From the National Tribune, 4/7/1904

Adventures of a Tennessee Refugee.
By JASPER N. ACREE, Co. C, 1st Ky. Cav.


     Soon after Gen. Burnside moved from Kentucky into Tennessee to occupy Knoxville, in September, 1863, a detachment of Wolford's command, about 100 scouting in the Hiwassee Valley, encountered a heavy force of rebel cavalry, and in an ensuing skirmish seven of us were captured and sent to Richmond, where we were confined in "Libby," a large tobacco warehouse with a brick floor, the windows facing one of the main business sections of the city. Standing by one of these windows I could see and hear a great deal of what was happening in the street. In the marts prices were fabulously high. People carried large rolls of money in their hands.
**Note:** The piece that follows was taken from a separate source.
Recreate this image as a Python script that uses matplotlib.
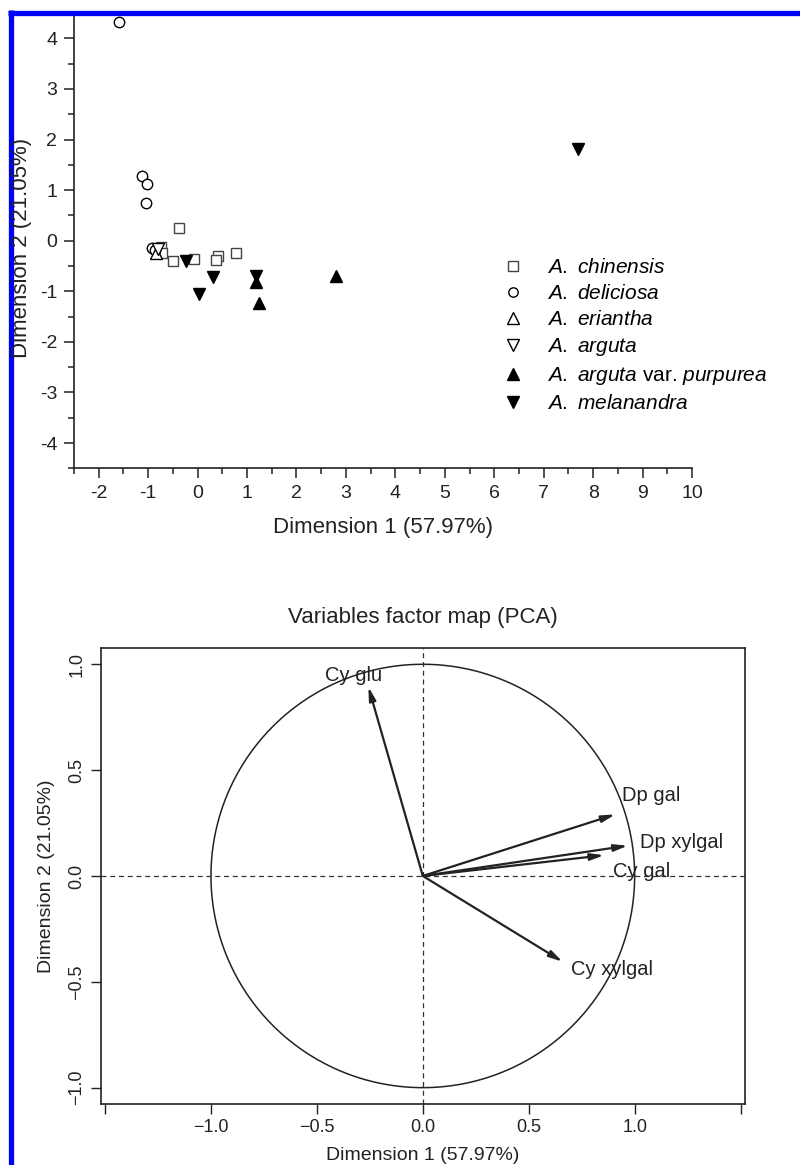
import numpy as np
import matplotlib
matplotlib.use('Agg')
import matplotlib.pyplot as plt
from matplotlib.lines import Line2D
from matplotlib.ticker import MultipleLocator

plt.rcParams['font.family'] = ['Liberation Sans', 'DejaVu Sans']
plt.rcParams['mathtext.fontset'] = 'custom'
plt.rcParams['mathtext.rm'] = 'Liberation Sans'
plt.rcParams['mathtext.it'] = 'Liberation Sans:italic'

# --- individuals map (scores on dimensions 1 and 2) ---
chinensis_x = [-0.38, -0.74, -0.71, -0.49, -0.08, 0.41, 0.38, 0.77]
chinensis_y = [0.26, -0.12, -0.24, -0.41, -0.37, -0.30, -0.38, -0.24]
deliciosa_x = [-1.58, -1.13, -1.03, -1.05, -0.93, -0.87]
deliciosa_y = [4.32, 1.28, 1.13, 0.74, -0.14, -0.19]
eriantha_x = [-0.84]
eriantha_y = [-0.24]
arguta_x = [-0.80]
arguta_y = [-0.17]
purpurea_x = [1.19, 1.24, 2.79]
purpurea_y = [-0.82, -1.24, -0.70]
melanandra_x = [-0.23, 0.32, 0.02, 1.19, 7.70]
melanandra_y = [-0.41, -0.72, -1.06, -0.69, 1.82]

# --- variables factor map (correlations) ---
var_names = ['Cy glu', 'Dp gal', 'Dp xylgal', 'Cy gal', 'Cy xylgal']
var_dim1 = [-0.257, 0.909, 0.968, 0.856, 0.660]
var_dim2 = [0.894, 0.291, 0.143, 0.098, -0.405]
label_dx = [-0.068, 0.169, 0.254, 0.178, 0.232]
label_dy = [0.055, 0.087, 0.013, -0.078, -0.039]

fig = plt.figure(figsize=(8, 11.65), dpi=100)

# ---------------- top panel ----------------
ax1 = fig.add_axes([0.0925, 0.598, 0.7725, 0.3908])
groups = [
    (chinensis_x, chinensis_y, 's', 'white', '#444444', r'$\mathit{A.\ chinensis}$'),
    (deliciosa_x, deliciosa_y, 'o', 'white', 'black', r'$\mathit{A.\ deliciosa}$'),
    (eriantha_x, eriantha_y, '^', 'white', 'black', r'$\mathit{A.\ eriantha}$'),
    (arguta_x, arguta_y, 'v', 'white', 'black', r'$\mathit{A.\ arguta}$'),
    (purpurea_x, purpurea_y, '^', 'black', 'black', r'$\mathit{A.\ arguta}$ var. $\mathit{purpurea}$'),
    (melanandra_x, melanandra_y, 'v', 'black', 'black', r'$\mathit{A.\ melanandra}$'),
]
for gx, gy, mk, fc, ec, lab in groups:
    ms = 7.5 if mk in ('s', 'o') else 9
    ax1.plot(gx, gy, mk, ms=ms, mfc=fc, mec=ec, mew=1.0, ls='none', label=lab,
             clip_on=False)

ax1.set_xlim(-2.5, 10)
ax1.set_ylim(-4.5, 4.5)
ax1.xaxis.set_minor_locator(MultipleLocator(0.5))
ax1.yaxis.set_minor_locator(MultipleLocator(0.5))
ax1.set_xticks(np.arange(-2, 11, 1))
ax1.set_yticks(np.arange(-4, 5, 1))
ax1.set_xticklabels([str(v) for v in range(-2, 11)])
ax1.set_yticklabels([str(v) for v in range(-4, 5)])
ax1.tick_params(which='major', direction='out', length=7, width=1.1,
                labelsize=14, color='#222222', labelcolor='#222222', pad=5)
ax1.tick_params(which='minor', direction='out', length=4, width=1.1, color='#222222')
for s in ['top', 'right']:
    ax1.spines[s].set_visible(False)
for s in ['left', 'bottom']:
    ax1.spines[s].set_linewidth(1.2)
    ax1.spines[s].set_color('#222222')
ax1.set_xlabel('Dimension 1 (57.97%)', fontsize=16, color='#222222', labelpad=11)
fig.text(22 / 800, 1 - 248 / 1165, 'Dimension 2 (21.05%)', rotation=90,
         ha='center', va='center', fontsize=16, color='#222222')

ax1.legend(loc='upper left', bbox_to_anchor=(0.695, 0.462), frameon=False,
           fontsize=15, handlelength=0.95, handletextpad=1.15, labelspacing=0.34,
           borderpad=0, borderaxespad=0, markerscale=0.9)

# ---------------- bottom panel ----------------
ax2 = fig.add_axes([0.126, 0.0524, 0.805, 0.3914])
ax2.set_xlim(-1.52, 1.52)
ax2.set_ylim(-1.077, 1.077)

theta = np.linspace(0, 2 * np.pi, 400)
ax2.plot(np.cos(theta), np.sin(theta), color='#222222', lw=1.1)
ax2.axhline(0, color='#333333', lw=0.9, ls=(0, (4, 3)))
ax2.axvline(0, color='#333333', lw=0.9, ls=(0, (4, 3)))

for name, x, y, dx, dy in zip(var_names, var_dim1, var_dim2, label_dx, label_dy):
    ax2.annotate('', xy=(x, y), xytext=(0, 0),
                 arrowprops=dict(arrowstyle='-|>,head_length=0.8,head_width=0.2',
                                 color='#222222', lw=1.6, shrinkA=0, shrinkB=0))
    ax2.text(x + dx, y + dy, name, ha='center', va='center', fontsize=14.5,
             color='#222222')

ax2.set_xticks([-1.5, -1.0, -0.5, 0.0, 0.5, 1.0, 1.5])
ax2.set_xticklabels(['', '\u22121.0', '\u22120.5', '0.0', '0.5', '1.0', ''])
ax2.set_yticks([-1.0, -0.5, 0.0, 0.5, 1.0])
ax2.set_yticklabels(['\u22121.0', '\u22120.5', '0.0', '0.5', '1.0'],
                    rotation=90, va='center')
ax2.tick_params(direction='out', length=7, width=1.0, labelsize=13,
                color='#222222', labelcolor='#222222', pad=4)
for s in ax2.spines.values():
    s.set_linewidth(1.2)
    s.set_color('#222222')
ax2.set_title('Variables factor map (PCA)', fontsize=16, color='#222222', pad=18)
ax2.set_ylabel('Dimension 2 (21.05%)', fontsize=14, color='#222222', labelpad=10)
fig.text(423 / 800, 1.5 / 1165, 'Dimension 1 (57.97%)', ha='center',
         va='bottom', fontsize=14, color='#222222')

# blue frame of the figure panel
fig.add_artist(Line2D([10.5 / 800, 10.5 / 800], [0, 1 - 10 / 1165],
                      transform=fig.transFigure, color='#0000ff', lw=3.8,
                      solid_capstyle='butt'))
fig.add_artist(Line2D([8 / 800, 1], [1 - 12.5 / 1165, 1 - 12.5 / 1165],
                      transform=fig.transFigure, color='#0000ff', lw=3.8,
                      solid_capstyle='butt'))

fig.savefig('out.png', dpi=100, facecolor='white')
     When I entered the prison the rebels took possession of my money, assuring me, however, that it would be returned when I should be exchanged, or otherwise released. A few of the prisoners managed to retain their money, in whole or in part. One young soldier, who had succeeded in keeping his money, was in the habit of displaying his roll of greenbacks in the presence of his fellow prisoners. One day he exhibited a $10 bill, and while a group was examining it, I casually read aloud the name of the register of the Treasury, "J. E. Chittenden," engraved on the face of the bill.
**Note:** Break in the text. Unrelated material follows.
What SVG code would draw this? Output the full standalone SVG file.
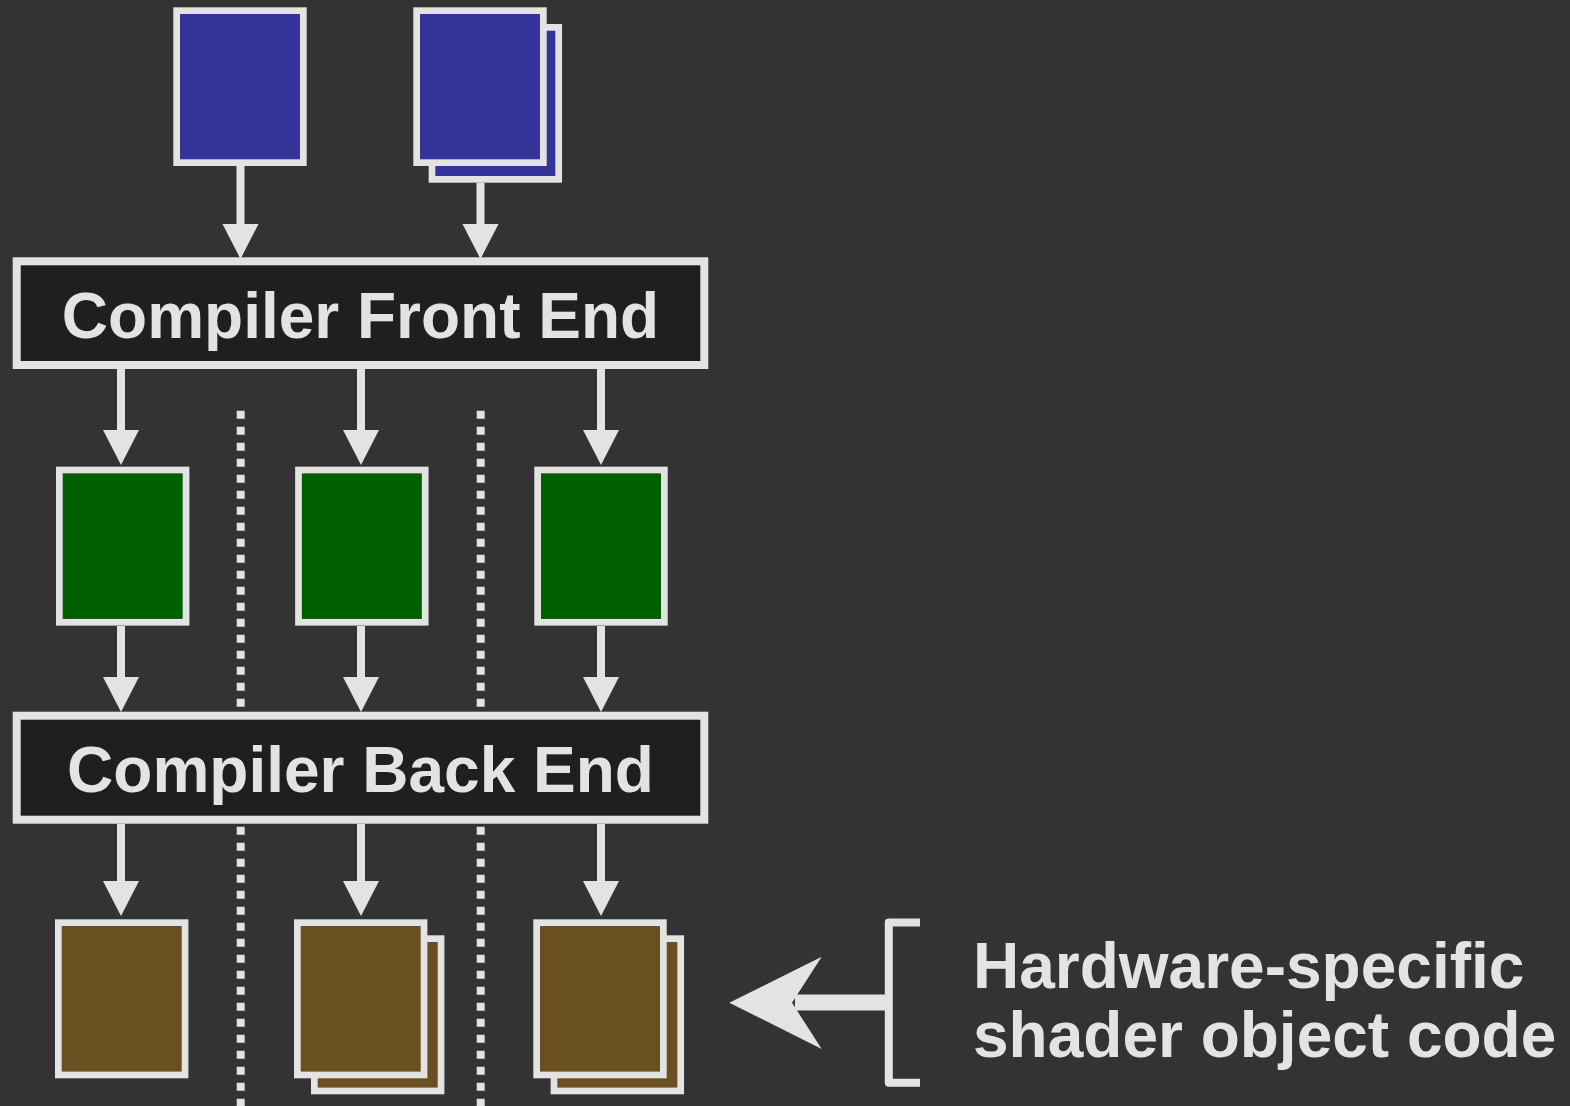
<svg xmlns="http://www.w3.org/2000/svg" width="1570" height="1106" viewBox="0 0 1570 1106">
  <style>
    .doc { stroke: #e3e3e3; stroke-width: 6.7; }
    .src { fill: #333399; }
    .ir { fill: #006000; }
    .obj { fill: #6a5020; }
    .stage { fill: #1f1f1f; stroke: #e3e3e3; stroke-width: 8; }
    .label { fill: #e3e3e3; font-family: "Liberation Sans", Arial, sans-serif; font-weight: bold; font-size: 64px; }
    .shaft { stroke: #e3e3e3; stroke-width: 8; fill: none; }
    .thick { stroke-width: 16; }
    .head { fill: #e3e3e3; }
    .sep { stroke: #e3e3e3; stroke-width: 8; stroke-dasharray: 8 8; fill: none; }
  </style>
  <defs>
    <!-- downward arrow head, base at origin, tip 35 below -->
    <path id="ah" d="M-18,0 L18,0 L0,35 Z"/>
  </defs>

  <rect width="1570" height="1106" fill="#333333"/>

  <!-- separators between the per-shader lanes -->
  <g id="separators">
    <path class="sep" d="M240.7,410.7 V706.7 M480.7,410.7 V706.7"/>
    <path class="sep" d="M240.7,826.7 V1106 M480.7,826.7 V1106"/>
  </g>

  <!-- source shaders -->
  <g id="source-single">
    <rect class="doc src" x="176.65" y="10.65" width="126.7" height="152"/>
  </g>
  <g id="source-multi">
    <rect class="doc src" x="432" y="27.35" width="126.7" height="152"/>
    <rect class="doc src" x="416.65" y="10.65" width="126.7" height="152"/>
  </g>

  <!-- connectors -->
  <g id="connectors">
    <path class="shaft" d="M240.5,166 V228 M480.5,182.7 V228"/>
    <use href="#ah" class="head" x="240.5" y="224"/>
    <use href="#ah" class="head" x="480.5" y="224"/>

    <path class="shaft" d="M121,369 V432 M361,369 V432 M601,369 V432"/>
    <use href="#ah" class="head" x="121" y="430"/>
    <use href="#ah" class="head" x="361" y="430"/>
    <use href="#ah" class="head" x="601" y="430"/>

    <path class="shaft" d="M121,626 V679 M361,626 V679 M601,626 V679"/>
    <use href="#ah" class="head" x="121" y="677"/>
    <use href="#ah" class="head" x="361" y="677"/>
    <use href="#ah" class="head" x="601" y="677"/>

    <path class="shaft" d="M121,823.7 V883 M361,823.7 V883 M601,823.7 V883"/>
    <use href="#ah" class="head" x="121" y="881"/>
    <use href="#ah" class="head" x="361" y="881"/>
    <use href="#ah" class="head" x="601" y="881"/>
  </g>

  <!-- front end stage -->
  <g id="front-end">
    <rect class="stage" x="16.7" y="261.3" width="687.6" height="103.7"/>
    <text class="label" x="360.5" y="338.3" text-anchor="middle">Compiler Front End</text>
  </g>

  <!-- intermediate representations -->
  <g id="ir-1"><rect class="doc ir" x="59.35" y="470" width="126.7" height="152.3"/></g>
  <g id="ir-2"><rect class="doc ir" x="298.5" y="470" width="126.7" height="152.3"/></g>
  <g id="ir-3"><rect class="doc ir" x="537.65" y="470" width="126.7" height="152.3"/></g>

  <!-- back end stage -->
  <g id="back-end">
    <rect class="stage" x="16.7" y="715.7" width="687.6" height="104"/>
    <text class="label" x="360.5" y="791.7" text-anchor="middle">Compiler Back End</text>
  </g>

  <!-- object code outputs -->
  <g id="obj-1">
    <rect class="doc obj" x="58.35" y="922.65" width="126.7" height="152.3"/>
  </g>
  <g id="obj-2">
    <rect class="doc obj" x="314.35" y="938.65" width="126.7" height="152.3"/>
    <rect class="doc obj" x="297.35" y="922.65" width="126.7" height="152.3"/>
  </g>
  <g id="obj-3">
    <rect class="doc obj" x="554" y="938.65" width="126.7" height="152.3"/>
    <rect class="doc obj" x="536.65" y="922.65" width="126.7" height="152.3"/>
  </g>

  <!-- callout -->
  <g id="callout">
    <path class="shaft" d="M920,922.5 H888.8 V1082.8 H920" stroke-linejoin="round"/>
    <path class="shaft thick" d="M795,1002.5 H888.8"/>
    <path class="head" d="M729.3,1002.7 L821.7,956.7 L792,1002.7 L821.7,1049 Z"/>
    <text class="label" x="973" y="987.5">Hardware-specific</text>
    <text class="label" x="973" y="1056.5">shader object code</text>
  </g>
</svg>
     "J. R. Chittenden you mean," said he.

     "No," said I, " the middle initial is an E, not an R."

     He persisted in his contention, and to settle the matter, I staked $20 against his $10 note that the letter was an E, the arbiter to be an old Chaplain, who knew nothing of our controversy. When the letter was pointed out to him he promptly declared that it was an E. His decision made me a winner, but the good man did not know that he had decided a wager. At first my conscience forbade my taking the bill, but, reflecting that he had more money and that the $10 might "come handy in an emergency," I quieted my conscience and accepted the bill. If he had won, I could not have paid him until some time in the uncertain future.
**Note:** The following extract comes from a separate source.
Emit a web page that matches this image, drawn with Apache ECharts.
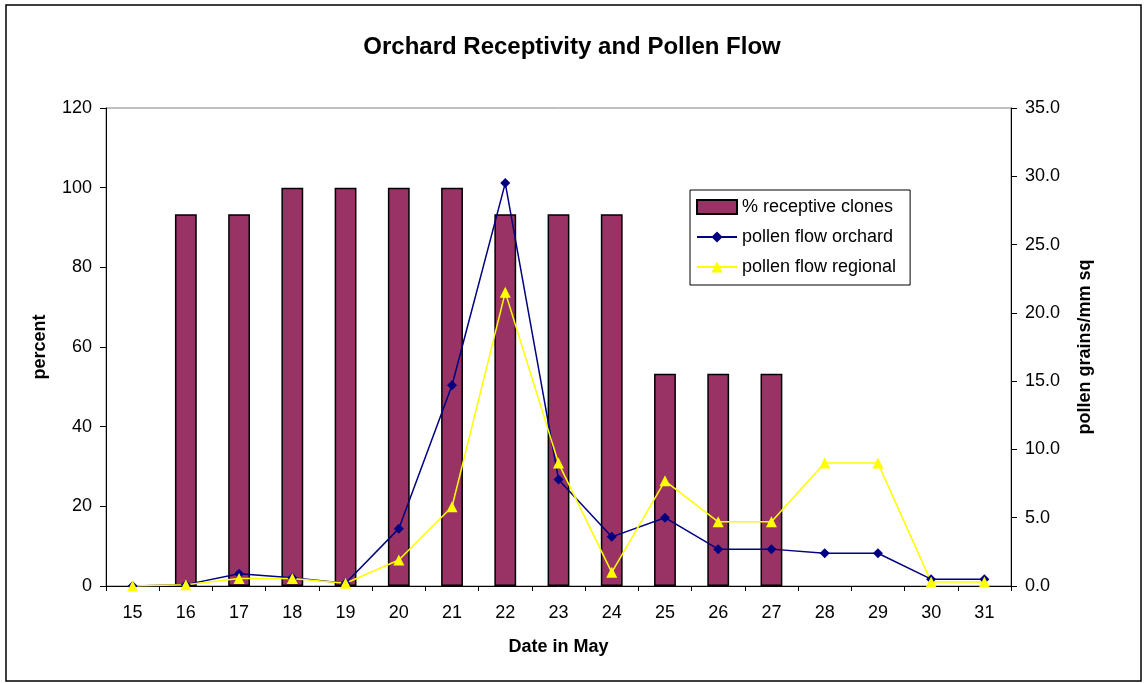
<!DOCTYPE html>
<html><head><meta charset="utf-8">
<script src="https://cdn.jsdelivr.net/npm/echarts@6/dist/echarts.min.js"></script>
<style>html,body{margin:0;padding:0;background:#fff}#c{width:1144px;height:683px}</style>
</head><body><div id="c"></div>
<script>
const categories = ['15','16','17','18','19','20','21','22','23','24','25','26','27','28','29','30','31'];
const receptive = [null, 93.3, 93.3, 100, 100, 100, 100, 93.3, 93.3, 93.3, 53.3, 53.3, 53.3, null, null, null, null];
const orchard = [0, 0.1, 0.9, 0.6, 0.2, 4.2, 14.7, 29.5, 7.8, 3.6, 5.0, 2.7, 2.7, 2.4, 2.4, 0.5, 0.5];
const regional = [0, 0.1, 0.55, 0.55, 0.2, 1.9, 5.8, 21.5, 9.0, 1.0, 7.7, 4.7, 4.7, 9.0, 9.0, 0.3, 0.3];
const leftTicks = [0, 120, 20];
const rightTicks = [0, 35, 5];

const chart = echarts.init(document.getElementById('c'));
const font = 'Liberation Sans, Arial, sans-serif';
chart.setOption({
  backgroundColor: '#fff',
  animation: false,
  textStyle: { fontFamily: font },
  title: {
    text: 'Orchard Receptivity and Pollen Flow',
    left: 'center', top: 30,
    textStyle: { fontFamily: font, fontSize: 24, fontWeight: 'bold', color: '#000' }
  },
  graphic: [{
    type: 'rect', shape: { x: 6, y: 5, width: 1135, height: 676 },
    style: { fill: null, stroke: '#000', lineWidth: 1.5 }, silent: true
  }],
  legend: {
    orient: 'vertical', left: 690, top: 190,
    backgroundColor: '#fff', borderColor: '#000', borderWidth: 1,
    padding: [8, 14, 9, 6], itemGap: 12,
    itemWidth: 40, itemHeight: 14,
    textStyle: { fontFamily: font, fontSize: 18, color: '#000' },
    data: [
      { name: '% receptive clones', icon: 'rect' },
      { name: 'pollen flow orchard' },
      { name: 'pollen flow regional' }
    ]
  },
  grid: { left: 106, right: 133, top: 108, bottom: 97, show: true, borderColor: '#808080', borderWidth: 1 },
  xAxis: {
    type: 'category', data: categories, boundaryGap: true,
    name: 'Date in May', nameLocation: 'middle', nameGap: 52,
    nameTextStyle: { fontFamily: font, fontSize: 18, fontWeight: 'bold', color: '#000' },
    axisLine: { lineStyle: { color: '#000', width: 1 } },
    axisTick: { show: true, alignWithLabel: false, length: 5, lineStyle: { color: '#000' } },
    axisLabel: { fontFamily: font, fontSize: 18, color: '#000', margin: 18 }
  },
  yAxis: [{
    type: 'value', min: leftTicks[0], max: leftTicks[1], interval: leftTicks[2],
    name: 'percent', nameLocation: 'middle', nameGap: 57, nameRotate: 90,
    nameTextStyle: { fontFamily: font, fontSize: 18, fontWeight: 'bold', color: '#000' },
    axisLine: { show: true, lineStyle: { color: '#000' } },
    axisTick: { show: true, length: 6, lineStyle: { color: '#000' } },
    axisLabel: { fontFamily: font, fontSize: 18, color: '#000', margin: 14 },
    splitLine: { show: false }
  }, {
    type: 'value', min: rightTicks[0], max: rightTicks[1], interval: rightTicks[2],
    name: 'pollen grains/mm sq', nameLocation: 'middle', nameGap: 65, nameRotate: 90,
    nameTextStyle: { fontFamily: font, fontSize: 18, fontWeight: 'bold', color: '#000' },
    axisLine: { show: true, lineStyle: { color: '#000' } },
    axisTick: { show: true, length: 6, lineStyle: { color: '#000' } },
    axisLabel: { fontFamily: font, fontSize: 18, color: '#000', margin: 14, formatter: v => v.toFixed(1) },
    splitLine: { show: false }
  }],
  series: [{
    name: '% receptive clones', type: 'bar', data: receptive, yAxisIndex: 0,
    barWidth: '41%',
    itemStyle: { color: '#993366', borderColor: '#000', borderWidth: 1.5 }
  }, {
    name: 'pollen flow orchard', type: 'line', data: orchard, yAxisIndex: 1,
    symbol: 'diamond', symbolSize: 10,
    lineStyle: { color: '#000080', width: 1.5 },
    itemStyle: { color: '#000080' }
  }, {
    name: 'pollen flow regional', type: 'line', data: regional, yAxisIndex: 1,
    symbol: 'triangle', symbolSize: 11,
    lineStyle: { color: '#FFFF00', width: 1.5 },
    itemStyle: { color: '#FFFF00' }
  }]
});
</script></body></html>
     Contrary to the regulations, the guards would occasionally permit people to approach the windows and sell provisions to the prisoners who had money. In order to provide myself with convenient change, I exchanged my $10 bill for $100 in small denominations of Confederate money. My $100, however, soon vanished. When I bought provisions, I divided with the hungry fellows around me, and when, in November, I was transferred to Danville I had only $2 left. [remainder of narrative details life and escape at Danville, and was not transcribed.]